Some of the advantages of bargain purchases are;
Negative goodwill is usually beneficial to the buyer as it allows them to purchase the net assets of a business at a price below the market rate.
Keeping an eye on negative goodwill or bargain purchase is important for investors because it gives a more holistic view of a company's value.
Bargain purchases help in cost savings and represent a discount in acquiring a distressed company while the company's purchase will also create synergies for the acquiring company.
Bargain purchases can take place in any industry. It indicates that the company's intangible assets had little or no value or were sold under coercion without the company receiving the benefit of its intangible assets. The main implication of a bargain purchase is the profit to the buyer if it is a purchase below the fair value of the acquired asset. In a position of bargain purchase in a business combination, it becomes more important than ever that an acquiring company should exercise extreme caution when evaluating the assets and liabilities of distressed companies to support their purchase price valuation.

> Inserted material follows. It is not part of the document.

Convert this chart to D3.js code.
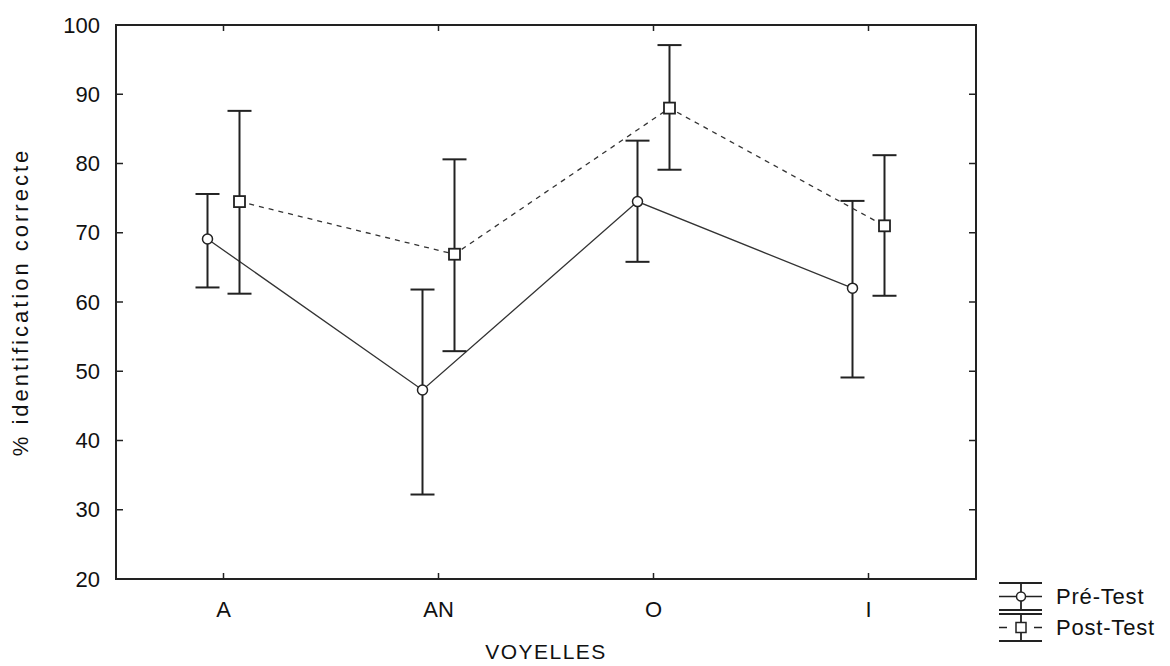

Frequently Asked Questions
Bargain purchase is determined by subtracting the purchase price paid for a company's net identifiable assets and its actual fair market value. Fair market value (FMV) refers to the current price for an asset in the open market.
Negative goodwill or bargain purchase occurs when the purchase price paid for an asset is below its fair market value. On the other hand, goodwill is valued when the purchase price exceeds its fair market value i.e. goodwill amount is the premium paid by the buyer for identifiable intangible assets and liabilities received in the purchase.
Yes, the bargain purchase amount, also known as the "negative goodwill (NGW)" amount, is the difference between the acquisition price paid for a company asset and its fair market value.
In such dealings, the acquirer determines the goodwill or bargain purchase price (negative goodwill) as the difference between the sums of the consideration transferred and the identifiable company's assets acquired and the liabilities assumed.